What helped you make it through the season?
It’s no secret that living and playing overseas is fun, exciting, and also a bit daunting at times. Some days it’s difficult to wrap your mind around the idea that you’re going to be away from home for “x” number of months — or that you haven’t had Chipotle or Taco Bell since you left the States. The thought of your extensive expat experience can be overwhelming, especially for athletes who are new to the world of playing sports abroad. The good news is there are plenty of tips and tricks to make your experiences enjoyable. There are three things I do that make passing the time easy and help maintain my sanity when I’m overseas, and I have yet to sustain a mental breakdown so I believe they are effective.

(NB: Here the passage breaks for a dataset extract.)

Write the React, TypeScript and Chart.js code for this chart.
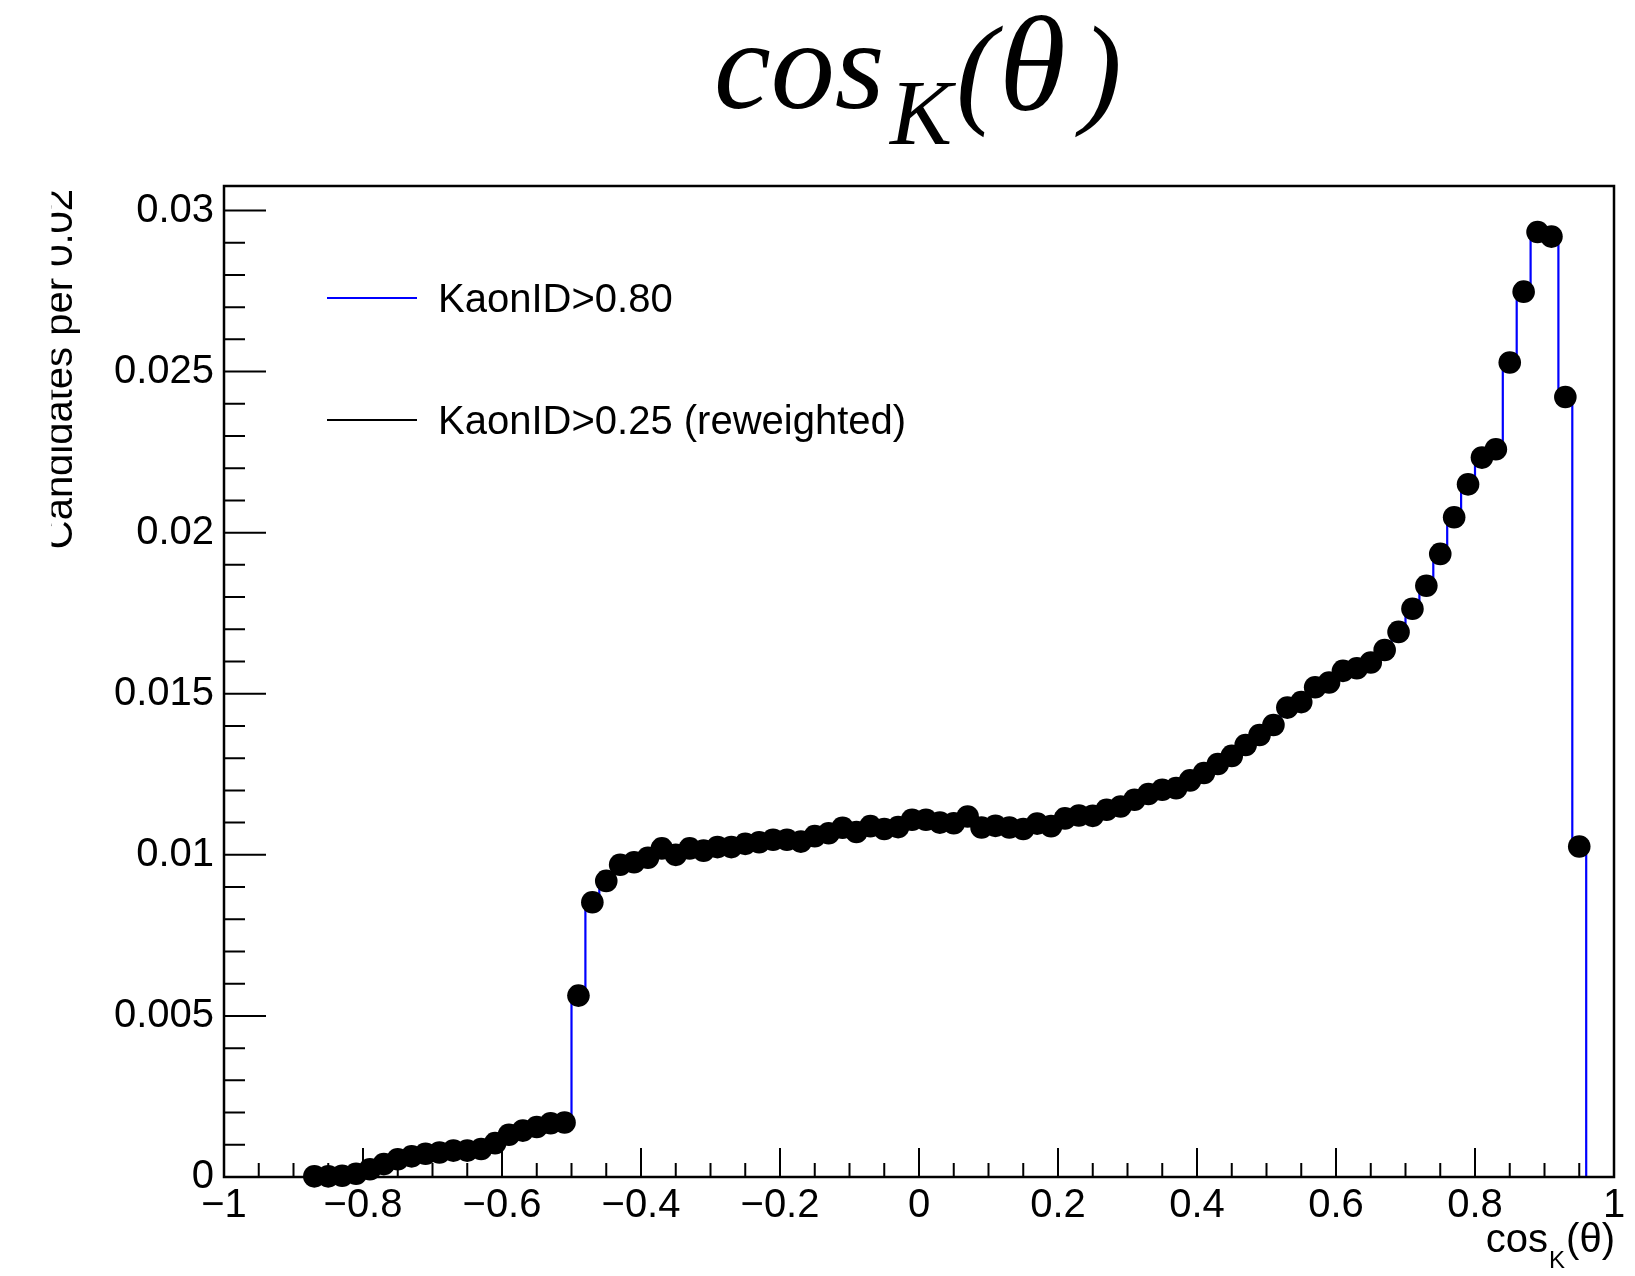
import React, { useEffect, useRef } from 'react';
import { Chart, registerables } from 'chart.js';

Chart.register(...registerables);

// Histogram definition: 100 bins of width 0.02 on [-1, 1]
const binLow = -1;
const binWidth = 0.02;
const nBins = 100;

// KaonID>0.80 (blue step histogram), normalised, per bin (left to right)
const kaonId080 = [
  0, 0, 0, 0, 0, 0,
  0.00002, 0.00002, 0.00004, 0.00010, 0.00024, 0.00040, 0.00055, 0.00064, 0.00072, 0.00076,
  0.00082, 0.00082, 0.00087, 0.00105, 0.00131, 0.00144, 0.00155, 0.00167, 0.00169, 0.00563,
  0.00853, 0.00919, 0.00969, 0.00977, 0.00991, 0.01020, 0.01000, 0.01020, 0.01013, 0.01024,
  0.01024, 0.01034, 0.01039, 0.01047, 0.01047, 0.01041, 0.01058, 0.01067, 0.01084, 0.01071,
  0.01089, 0.01080, 0.01086, 0.01109, 0.01109, 0.01100, 0.01098, 0.01119, 0.01085, 0.01090,
  0.01085, 0.01080, 0.01097, 0.01089, 0.01113, 0.01122, 0.01121, 0.01140, 0.01150, 0.01171,
  0.01189, 0.01202, 0.01207, 0.01231, 0.01254, 0.01282, 0.01307, 0.01341, 0.01372, 0.01403,
  0.01457, 0.01474, 0.01520, 0.01535, 0.01571, 0.01579, 0.01597, 0.01636, 0.01692, 0.01764,
  0.01835, 0.01934, 0.02048, 0.02150, 0.02233, 0.02259, 0.02528, 0.02748, 0.02933, 0.02919,
  0.02421, 0.01026, 0, 0,
];

// KaonID>0.25 (reweighted), black markers; null = empty bin (no marker)
const kaonId025Rew = [
  null, null, null, null, null, null,
  0.00002, 0.00002, 0.00004, 0.00010, 0.00024, 0.00040, 0.00055, 0.00064, 0.00072, 0.00076,
  0.00082, 0.00082, 0.00087, 0.00105, 0.00131, 0.00144, 0.00155, 0.00167, 0.00169, 0.00563,
  0.00853, 0.00919, 0.00969, 0.00977, 0.00991, 0.01020, 0.01000, 0.01020, 0.01013, 0.01024,
  0.01024, 0.01034, 0.01039, 0.01047, 0.01047, 0.01041, 0.01058, 0.01067, 0.01084, 0.01071,
  0.01089, 0.01080, 0.01086, 0.01109, 0.01109, 0.01100, 0.01098, 0.01119, 0.01085, 0.01090,
  0.01085, 0.01080, 0.01097, 0.01089, 0.01113, 0.01122, 0.01121, 0.01140, 0.01150, 0.01171,
  0.01189, 0.01202, 0.01207, 0.01231, 0.01254, 0.01282, 0.01307, 0.01341, 0.01372, 0.01403,
  0.01457, 0.01474, 0.01520, 0.01535, 0.01571, 0.01579, 0.01597, 0.01636, 0.01692, 0.01764,
  0.01835, 0.01934, 0.02048, 0.02150, 0.02233, 0.02259, 0.02528, 0.02748, 0.02933, 0.02919,
  0.02421, 0.01026, null, null,
];

const xTickValues = [-1, -0.8, -0.6, -0.4, -0.2, 0, 0.2, 0.4, 0.6, 0.8, 1];
const xTickLabels = ['\u22121', '\u22120.8', '\u22120.6', '\u22120.4', '\u22120.2', '0', '0.2', '0.4', '0.6', '0.8', '1'];
const yTickValues = [0, 0.005, 0.01, 0.015, 0.02, 0.025, 0.03];
const yTickLabels = ['0', '0.005', '0.01', '0.015', '0.02', '0.025', '0.03'];

const legendLabels = ['KaonID>0.80', 'KaonID>0.25 (reweighted)'];
const titleParts = ['cos', 'K', '(', '\u03b8', ')'];
const yAxisTitle = 'Candidates per 0.02';

const SANS = '"Liberation Sans", Arial, Helvetica, sans-serif';
const SERIF = '"Liberation Serif", "Times New Roman", serif';
const FS = 40;

const rootPlugin = {
  id: 'rootDecor',
  afterDraw(chart: any) {
    const ctx = chart.ctx as CanvasRenderingContext2D;
    const { left, right, top, bottom } = chart.chartArea;
    const xs = chart.scales.x;
    const ys = chart.scales.y;
    ctx.save();
    ctx.strokeStyle = '#000';
    ctx.lineWidth = 2.5;
    // frame
    ctx.strokeRect(left, top, right - left, bottom - top);
    // y ticks (inward)
    ctx.lineWidth = 2;
    ctx.beginPath();
    for (let i = 0; i <= 30; i++) {
      const v = i * 0.001;
      const py = ys.getPixelForValue(v);
      const len = i % 5 === 0 ? 42 : 21;
      ctx.moveTo(left, py);
      ctx.lineTo(left + len, py);
    }
    // x ticks (inward)
    for (let i = -20; i <= 20; i++) {
      const v = i * 0.05;
      const px = xs.getPixelForValue(v);
      const len = i % 4 === 0 ? 29 : 14;
      ctx.moveTo(px, bottom);
      ctx.lineTo(px, bottom - len);
    }
    ctx.stroke();

    // Title: cos_K(theta)
    ctx.fillStyle = '#000';
    ctx.textBaseline = 'alphabetic';
    ctx.textAlign = 'left';
    ctx.font = `italic 128px ${SERIF}`;
    ctx.fillText(titleParts[0], 714, 108);
    ctx.font = `italic 93px ${SERIF}`;
    ctx.fillText(titleParts[1], 890, 144);
    ctx.font = `italic 122px ${SERIF}`;
    ctx.fillText(titleParts[2], 956, 111);
    ctx.font = `italic 136px ${SERIF}`;
    ctx.fillText(titleParts[3], 999, 110);
    ctx.font = `italic 122px ${SERIF}`;
    ctx.fillText(titleParts[4], 1081, 111);

    // X axis title, right aligned to frame right
    ctx.font = `${FS}px ${SANS}`;
    const w3 = ctx.measureText('(\u03b8)').width;
    ctx.font = `24px ${SANS}`;
    const wK = ctx.measureText('K').width;
    ctx.font = `${FS}px ${SANS}`;
    const wc = ctx.measureText('cos').width;
    let xpos = right - w3 - wK - wc - 1;
    ctx.fillText('cos', xpos, 1252);
    xpos += wc + 1;
    ctx.font = `24px ${SANS}`;
    ctx.fillText('K', xpos, 1268);
    xpos += wK + 1;
    ctx.font = `${FS}px ${SANS}`;
    ctx.fillText('(\u03b8)', xpos, 1252);

    // Y axis title, rotated, clipped on the left like the original pad
    ctx.save();
    ctx.beginPath();
    ctx.rect(51.5, 0, 400, chart.height);
    ctx.clip();
    ctx.translate(71.7, top + 3);
    ctx.rotate(-Math.PI / 2);
    ctx.font = `${FS}px ${SANS}`;
    ctx.textAlign = 'right';
    ctx.textBaseline = 'alphabetic';
    ctx.fillText(yAxisTitle, 0, 0);
    ctx.restore();

    // Legend
    const legendColors = ['#0000ff', '#000000'];
    const legendY = [298, 420];
    ctx.lineWidth = 2;
    ctx.font = `${FS}px ${SANS}`;
    ctx.textAlign = 'left';
    ctx.textBaseline = 'alphabetic';
    for (let i = 0; i < legendLabels.length; i++) {
      ctx.strokeStyle = legendColors[i];
      ctx.beginPath();
      ctx.moveTo(327, legendY[i]);
      ctx.lineTo(417, legendY[i]);
      ctx.stroke();
      ctx.fillStyle = '#000';
      ctx.fillText(legendLabels[i], 438, legendY[i] + 14);
    }
    ctx.restore();
  },
};

export default function App() {
  const ref = useRef<HTMLCanvasElement | null>(null);

  useEffect(() => {
    document.body.style.margin = '0';
    const centers = Array.from({ length: nBins }, (_, i) => binLow + binWidth * (i + 0.5));
    const histPts = [
      { x: binLow, y: kaonId080[0] },
      ...centers.map((c, i) => ({ x: c, y: kaonId080[i] })),
      { x: binLow + binWidth * nBins, y: kaonId080[nBins - 1] },
    ];
    const dotPts = centers
      .map((c, i) => ({ x: c, y: kaonId025Rew[i] }))
      .filter((p) => p.y !== null);

    const chart = new Chart(ref.current as HTMLCanvasElement, {
      type: 'scatter',
      data: {
        datasets: [
          {
            label: legendLabels[1],
            data: dotPts as any,
            pointRadius: 11.3,
            pointBackgroundColor: '#000',
            pointBorderWidth: 0,
            showLine: false,
            clip: false as any,
            order: 0,
          },
          {
            type: 'line',
            label: legendLabels[0],
            data: histPts as any,
            stepped: 'middle',
            borderColor: '#0000ff',
            borderWidth: 2.2,
            pointRadius: 0,
            fill: false,
            order: 1,
          } as any,
        ],
      },
      options: {
        animation: false,
        responsive: false,
        maintainAspectRatio: false,
        layout: { padding: { left: 0, right: 21, top: 186, bottom: 0 } },
        plugins: {
          legend: { display: false },
          title: { display: false },
          tooltip: { enabled: false },
        },
        scales: {
          x: {
            type: 'linear',
            position: 'bottom',
            min: -1,
            max: 1,
            grid: { display: false, drawTicks: false },
            border: { display: false },
            afterBuildTicks: (s: any) => {
              s.ticks = xTickValues.map((v) => ({ value: v }));
            },
            afterFit: (s: any) => {
              s.height = 99;
            },
            ticks: {
              autoSkip: false,
              maxRotation: 0,
              minRotation: 0,
              padding: 5,
              color: '#000',
              font: { family: SANS, size: FS },
              callback: (_v: any, i: number) => xTickLabels[i],
            },
          },
          y: {
            type: 'linear',
            position: 'left',
            min: 0,
            max: 0.03076,
            grid: { display: false, drawTicks: false },
            border: { display: false },
            afterBuildTicks: (s: any) => {
              s.ticks = yTickValues.map((v) => ({ value: v }));
            },
            afterFit: (s: any) => {
              s.width = 224;
            },
            ticks: {
              autoSkip: false,
              padding: 10,
              color: '#000',
              font: { family: SANS, size: FS },
              callback: (_v: any, i: number) => yTickLabels[i],
            },
          },
        },
      },
      plugins: [rootPlugin],
    });
    return () => chart.destroy();
  }, []);

  return (
    <div style={{ position: 'fixed', left: 0, top: 0, width: 1635, height: 1276, background: '#fff' }}>
      <canvas ref={ref} width={1635} height={1276} style={{ display: 'block', width: 1635, height: 1276 }} />
    </div>
  );
}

READING is a great way to free your mind. Maybe you had a bad game; a less-than-great day at practice; or you’re feeling overly homesick — getting lost in a good book forces you to focus on the details of the story and not on the scathing lecture you received from your coach earlier that day. I prefer Dan Brown and Stieg Larsson books — they are rich in detail, mystery, character and plot development. Audio books are great for long road trips when you inevitably get sick of all the music on your iPod. (PRO TIP: Audio books and e-books are great and convenient, and they’re 21st century marvels, but a hard copy paperback book is your best option. They are lighter and more compact than a hard cover book, and they will never run out of battery. There will be long road trips on planes, trains, and buses where all of your devices will die. If you’re like me and cannot get comfortable enough to sleep on a bus or a plane, a book will be a lifesaver.)
WRITING down your thoughts in a journal is cathartic. There is a reason people have been doing since the beginning of history. Writing down how you feel can help you sort out your emotions. I enjoy hand-writing the occasional letter to my loved ones — it’s a lost form of communication; and who doesn’t appreciate getting a hand-written letter? Hand-writing things forces you to think about what you’re going to put on the paper (spelling, grammar, punctuation, clear and concise thoughts, etc) even if it’s just for your own benefit, it takes a little more effort than just pecking at a keyboard. There is no spell check and no delete button when you write by hand, so when you go back to read those journal entries you don’t want to feel like a dummy when you realized you misspelled “baketball”. If you prefer to stay technologically relevant you can always start a blog, if you don’t have one already.
AVOID ARITHMETIC at all costs! By that I mean don’t count down the days until you go home. Before you left on your adventure you probably had every family member and friend ask you “How long will you be there? That long? Wow!” And every time you answered maybe you had a miniature panic attack contemplating the duration of your experience. That’s a totally normal feeling to have, but you don’t want to re-live that on a regular basis. Getting into the habit of counting down the days or weeks will only make it feel as though time slowed down. I learned first-hand that counting down only made me feel like I was trapped; it affected my mental toughness and I lost track of my personal and team goals. Once I refocused on the game and stopped counting days six weeks had passed and I barely noticed until it was close to the time of my birthday. It’s true what they say, “Time flies when you’re having fun!” The trick is to find things to do in your free time that are fun and engaging. If you’re too tired, sore, or broke to go site-seeing, exploring, shopping, etc. these tips will help you find your mental “reset” button.